• **TASK**
Copy the lines from the start of the records below through the line containing "-22], [26, -27]];", both included, and leave out the pictures.

------------------------------------------------------------

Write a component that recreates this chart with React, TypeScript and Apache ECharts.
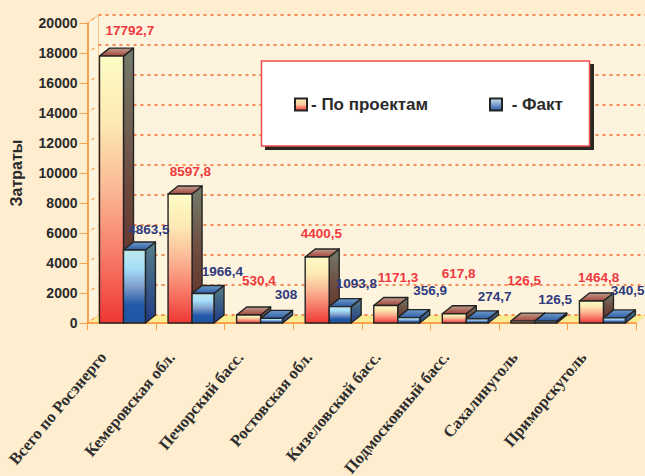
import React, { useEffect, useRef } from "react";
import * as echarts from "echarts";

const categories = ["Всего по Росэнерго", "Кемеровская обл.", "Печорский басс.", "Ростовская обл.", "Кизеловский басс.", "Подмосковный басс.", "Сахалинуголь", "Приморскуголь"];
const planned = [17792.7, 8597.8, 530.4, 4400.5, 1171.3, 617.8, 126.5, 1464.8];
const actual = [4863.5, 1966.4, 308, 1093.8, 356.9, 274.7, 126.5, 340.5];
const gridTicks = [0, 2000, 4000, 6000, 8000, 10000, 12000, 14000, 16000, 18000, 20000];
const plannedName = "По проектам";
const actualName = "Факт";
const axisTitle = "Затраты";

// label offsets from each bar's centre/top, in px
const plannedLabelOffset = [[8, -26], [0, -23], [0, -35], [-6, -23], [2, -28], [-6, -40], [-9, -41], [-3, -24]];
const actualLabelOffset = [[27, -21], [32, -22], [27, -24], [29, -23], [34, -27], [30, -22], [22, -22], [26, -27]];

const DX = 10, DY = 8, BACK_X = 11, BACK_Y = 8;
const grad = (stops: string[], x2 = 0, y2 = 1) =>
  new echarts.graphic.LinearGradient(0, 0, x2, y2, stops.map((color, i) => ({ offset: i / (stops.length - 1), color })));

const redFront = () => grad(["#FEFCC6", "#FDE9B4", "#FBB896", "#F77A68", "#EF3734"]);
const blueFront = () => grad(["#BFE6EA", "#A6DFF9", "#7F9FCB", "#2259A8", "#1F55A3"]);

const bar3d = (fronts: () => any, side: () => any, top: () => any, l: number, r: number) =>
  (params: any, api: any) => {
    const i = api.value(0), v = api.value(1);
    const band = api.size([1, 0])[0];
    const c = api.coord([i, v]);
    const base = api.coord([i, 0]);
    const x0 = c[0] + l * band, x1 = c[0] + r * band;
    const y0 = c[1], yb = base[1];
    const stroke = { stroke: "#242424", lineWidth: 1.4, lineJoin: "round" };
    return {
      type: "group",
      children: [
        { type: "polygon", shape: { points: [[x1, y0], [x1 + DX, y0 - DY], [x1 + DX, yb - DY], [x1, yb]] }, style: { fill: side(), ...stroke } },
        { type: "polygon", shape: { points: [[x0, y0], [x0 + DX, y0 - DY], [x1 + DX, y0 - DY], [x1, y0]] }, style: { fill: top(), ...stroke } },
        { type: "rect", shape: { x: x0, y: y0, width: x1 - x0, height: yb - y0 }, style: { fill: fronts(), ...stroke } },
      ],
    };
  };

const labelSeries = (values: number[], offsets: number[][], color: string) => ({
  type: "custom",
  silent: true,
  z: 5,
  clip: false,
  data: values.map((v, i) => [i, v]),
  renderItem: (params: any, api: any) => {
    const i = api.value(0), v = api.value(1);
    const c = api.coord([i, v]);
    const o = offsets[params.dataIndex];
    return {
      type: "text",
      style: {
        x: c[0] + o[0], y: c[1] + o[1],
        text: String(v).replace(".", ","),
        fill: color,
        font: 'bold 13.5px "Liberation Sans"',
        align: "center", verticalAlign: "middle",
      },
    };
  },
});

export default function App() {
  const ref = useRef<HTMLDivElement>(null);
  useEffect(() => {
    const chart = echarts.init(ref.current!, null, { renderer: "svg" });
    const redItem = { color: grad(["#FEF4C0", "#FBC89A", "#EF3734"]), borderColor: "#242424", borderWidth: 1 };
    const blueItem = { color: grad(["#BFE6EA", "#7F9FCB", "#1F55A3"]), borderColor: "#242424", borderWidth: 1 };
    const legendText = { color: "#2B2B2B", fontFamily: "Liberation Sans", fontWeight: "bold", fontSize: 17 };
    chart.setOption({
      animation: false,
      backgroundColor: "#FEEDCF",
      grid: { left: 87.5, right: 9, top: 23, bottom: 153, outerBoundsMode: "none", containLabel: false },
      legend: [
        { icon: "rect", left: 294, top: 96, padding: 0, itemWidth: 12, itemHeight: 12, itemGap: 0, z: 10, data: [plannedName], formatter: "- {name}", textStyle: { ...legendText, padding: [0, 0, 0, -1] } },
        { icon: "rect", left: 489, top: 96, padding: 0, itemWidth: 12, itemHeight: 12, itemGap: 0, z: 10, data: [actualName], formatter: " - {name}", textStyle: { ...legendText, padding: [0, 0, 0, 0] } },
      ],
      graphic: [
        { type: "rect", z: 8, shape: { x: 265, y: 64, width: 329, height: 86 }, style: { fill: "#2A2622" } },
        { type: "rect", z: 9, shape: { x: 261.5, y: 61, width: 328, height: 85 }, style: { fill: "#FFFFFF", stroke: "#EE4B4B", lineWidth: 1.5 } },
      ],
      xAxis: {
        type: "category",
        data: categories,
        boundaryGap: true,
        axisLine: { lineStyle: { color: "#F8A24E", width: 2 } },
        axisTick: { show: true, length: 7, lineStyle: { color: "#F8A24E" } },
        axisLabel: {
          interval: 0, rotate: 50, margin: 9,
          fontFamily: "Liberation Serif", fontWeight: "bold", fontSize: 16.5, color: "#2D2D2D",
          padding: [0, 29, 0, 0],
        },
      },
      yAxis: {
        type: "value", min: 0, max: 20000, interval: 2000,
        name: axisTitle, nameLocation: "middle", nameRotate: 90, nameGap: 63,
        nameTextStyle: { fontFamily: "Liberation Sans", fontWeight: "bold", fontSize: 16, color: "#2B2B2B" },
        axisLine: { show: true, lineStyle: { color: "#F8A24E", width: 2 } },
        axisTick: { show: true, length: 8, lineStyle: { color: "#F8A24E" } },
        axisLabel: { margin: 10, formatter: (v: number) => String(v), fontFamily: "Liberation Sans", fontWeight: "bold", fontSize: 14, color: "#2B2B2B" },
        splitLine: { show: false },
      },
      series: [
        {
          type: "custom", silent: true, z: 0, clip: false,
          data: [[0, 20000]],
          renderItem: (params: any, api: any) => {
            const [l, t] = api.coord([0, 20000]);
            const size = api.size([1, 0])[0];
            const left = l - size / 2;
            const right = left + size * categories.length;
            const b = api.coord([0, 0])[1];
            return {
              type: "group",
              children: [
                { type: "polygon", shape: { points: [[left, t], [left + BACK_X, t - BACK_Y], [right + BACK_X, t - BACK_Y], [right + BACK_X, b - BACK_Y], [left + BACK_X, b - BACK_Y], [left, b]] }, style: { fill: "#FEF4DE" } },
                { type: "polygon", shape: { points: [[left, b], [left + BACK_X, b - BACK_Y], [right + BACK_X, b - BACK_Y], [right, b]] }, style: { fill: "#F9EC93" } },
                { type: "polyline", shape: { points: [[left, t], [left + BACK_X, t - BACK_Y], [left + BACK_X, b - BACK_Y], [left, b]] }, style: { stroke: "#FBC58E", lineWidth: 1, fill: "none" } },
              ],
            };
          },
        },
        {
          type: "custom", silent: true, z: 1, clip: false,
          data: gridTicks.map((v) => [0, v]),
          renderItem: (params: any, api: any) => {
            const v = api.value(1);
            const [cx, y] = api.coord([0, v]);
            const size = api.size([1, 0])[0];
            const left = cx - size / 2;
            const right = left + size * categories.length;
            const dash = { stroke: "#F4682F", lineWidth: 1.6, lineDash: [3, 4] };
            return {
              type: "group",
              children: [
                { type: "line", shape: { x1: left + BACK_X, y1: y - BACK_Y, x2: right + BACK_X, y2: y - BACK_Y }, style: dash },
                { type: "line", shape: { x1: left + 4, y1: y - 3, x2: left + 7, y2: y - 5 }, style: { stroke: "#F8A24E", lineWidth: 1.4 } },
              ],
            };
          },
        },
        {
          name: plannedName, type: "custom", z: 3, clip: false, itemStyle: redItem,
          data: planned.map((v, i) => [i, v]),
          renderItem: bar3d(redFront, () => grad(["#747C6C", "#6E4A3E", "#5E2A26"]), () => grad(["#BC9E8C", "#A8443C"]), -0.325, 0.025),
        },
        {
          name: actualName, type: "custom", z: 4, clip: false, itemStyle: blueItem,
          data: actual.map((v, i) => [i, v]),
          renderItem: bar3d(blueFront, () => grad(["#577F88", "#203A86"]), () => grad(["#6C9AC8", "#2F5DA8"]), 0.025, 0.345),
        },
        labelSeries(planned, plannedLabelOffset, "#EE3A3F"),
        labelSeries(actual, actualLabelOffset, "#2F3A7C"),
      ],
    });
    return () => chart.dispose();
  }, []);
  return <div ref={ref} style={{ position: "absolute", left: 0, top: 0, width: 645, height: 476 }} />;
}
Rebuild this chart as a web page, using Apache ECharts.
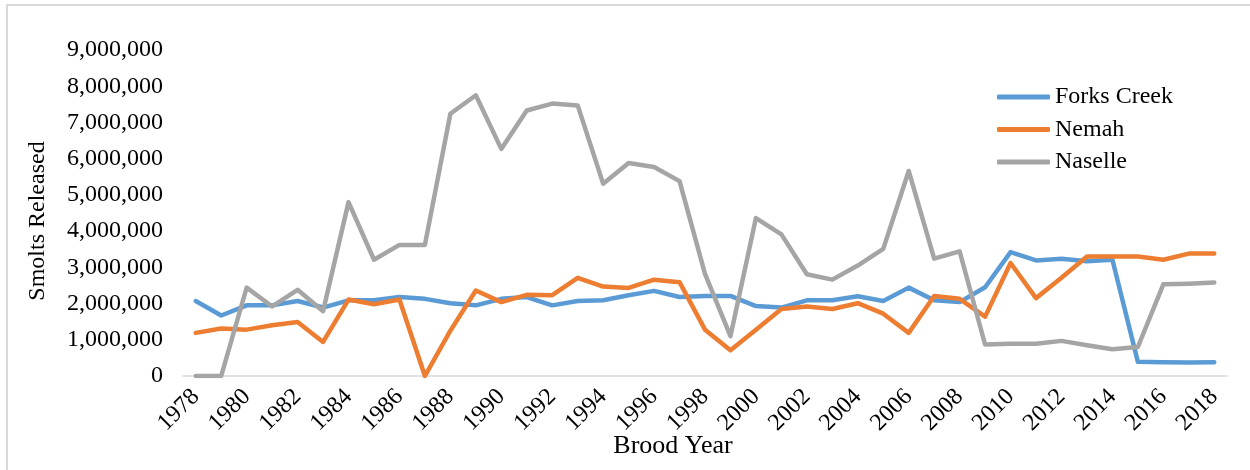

------------------------------------------------------------

• **FINISHED ANSWER**
Write a component that recreates this chart with React, TypeScript and Apache ECharts.
import React, { useEffect, useRef } from "react";
import * as echarts from "echarts";

const categories = ["Всего по Росэнерго", "Кемеровская обл.", "Печорский басс.", "Ростовская обл.", "Кизеловский басс.", "Подмосковный басс.", "Сахалинуголь", "Приморскуголь"];
const planned = [17792.7, 8597.8, 530.4, 4400.5, 1171.3, 617.8, 126.5, 1464.8];
const actual = [4863.5, 1966.4, 308, 1093.8, 356.9, 274.7, 126.5, 340.5];
const gridTicks = [0, 2000, 4000, 6000, 8000, 10000, 12000, 14000, 16000, 18000, 20000];
const plannedName = "По проектам";
const actualName = "Факт";
const axisTitle = "Затраты";

// label offsets from each bar's centre/top, in px
const plannedLabelOffset = [[8, -26], [0, -23], [0, -35], [-6, -23], [2, -28], [-6, -40], [-9, -41], [-3, -24]];
const actualLabelOffset = [[27, -21], [32, -22], [27, -24], [29, -23], [34, -27], [30, -22], [22, -22], [26, -27]];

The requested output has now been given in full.